There is a marked change in public attitudes taking place, as the success of Al Gore’s film An Inconvenient Truth has indicated. Even in America, home of climate-change denial, 70% of the population now accepts that climate change is happening, according to the polling organisation Zogby. The science of climate change has never really been in doubt, but the various commercial forces which sought – like tobacco manufacturers in the 1950s – to sew doubt are on the run. There will soon be nowhere left to hide .
The recriminations have already begun. The public are going to be very, very angry and will want to find out who is to blame. I would not like to be on the boards of big oil, car or power companies in the next 20 years. Not only will their stock be worthless, they could become the target of mass litigation. Airline boss Richard Branson may be protecting his own back.
An entire generation of politicians also stands accused of fiddling while the world burned.
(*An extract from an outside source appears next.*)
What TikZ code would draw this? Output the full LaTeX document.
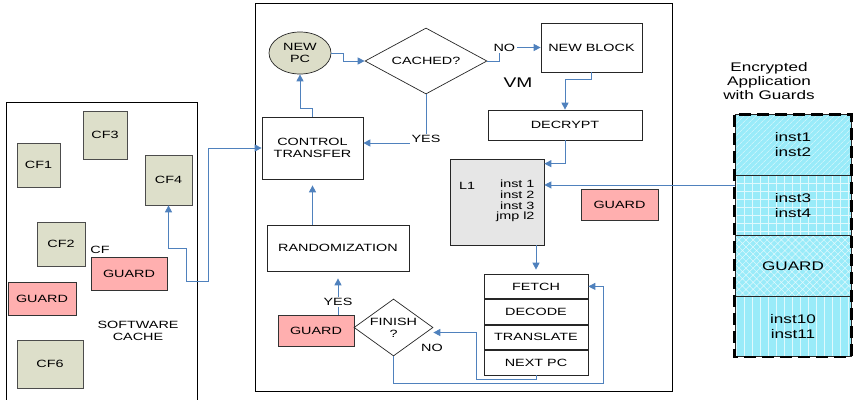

Governments pursued profligate energy policies when their own advisers, such as Sir David King, the chief scientific adviser, had been warning them that the carbon economy was killing us. They will have to unlearn their habits of spin, short-termism and consumerism.
Gordon Brown realises the people behave best when they are faced by a great challenge and common purpose. The second world war brought an entire generation together, across class boundaries, and created the moral climate for the creation of the National Health Service, which Brown loves. The challenge of climate change is greater than any in human history.
When there is a common moral goal, a lot of political problems disappear. The new climate-consciousness will make it very much easier to deal with problems such as transport and housing. People will accept limitations on their freedoms when they accept the moral and social purpose of them. Restrictions on car use, smaller houses, higher heating bills and reduced foreign travel will be relatively easy to achieve once people accept the reality of the situation.
As Al Gore points out in An Inconvenient Truth, the means to reduce CO2 emissions are already to hand. The technology is not complex; it just needs the political will. As it happens, Britain is rather well adapted to the new kind of post-carbon economy. We don’t have a mass car industry for a start.
Scotland has 25% of Europe’s wind and tidal energy, and we have an excellent record of developing renewable technologies – though unfortunately we have a habit of handing the development of them to other countries.
Brown could use climate change to address a whole series of domestic problems, such as congestion and the housing crisis. What about a network of fast rail links, bringing Scotland and England closer together, and integrating our economy with the rest of Europe? This would greatly reduce dependency on motor transport. Tesco is already shifting freight to rail.
The costs of heating and insulation will inevitably bring house prices in Britain back to earth. But the economy needn’t crash with them. What will be needed is a national programme for building smaller, affordable, energy-efficient housing units, using micro-generation for power to replace Britain’s out-dated housing stock.
So, greening Britain could actually promote economic development and bring together a number of strands of Brown’s policy agenda. The chancellor will have noticed the favourable response to Liberal Democrat leader Sir Menzies Campbell’s new green taxes unveiled last week. Brown has been toying with the idea of switching the burden of taxation from income to pollution. I suspect he might lift a lot of the LibDem ideas wholesale.
Green taxation might even provide the theme for any Labour-LibDem coalition after the general election in 2009. It is becoming clear that Labour is unlikely to win an overall working majority, and reducing CO2 could be the basis for cooperation across parties. Brown could even challenge David Cameron to put his money where his mouth is and back an agreed programme of infrastructural and taxation changes aimed at ending carbon incontinence.
Cometh the hour, cometh the man. You can readily imagine Brown at global events with Al Gore and Bill Clinton, announcing the creation of institutions designed to meet the challenges of climate change. It’s going to happen, and Brown is up for it. People were wondering what replaced socialism. This may be it.


Comments (1)
I'm sorry but this is nonsense. The latest DTI programme on carbon capture and other similar technologies will only provide up to 25% of eligible costs and the Treasury has previously tried to limit Govt expenditure on R&D in this sector..
The fact is that the Chancellor talks the talk but doesn't walk the walk and the Treasury would much prefer that others develop all the technology so we can simply buy what we want from them when we need it.
Add to this Nicol Stephens's recent comments about the VC's failure to support start up businesses and the fact that US VCs last year invested $1.4bn in clean tech start-ups and you should begin to understand that what the Chancellor is doing is only producing more hot air.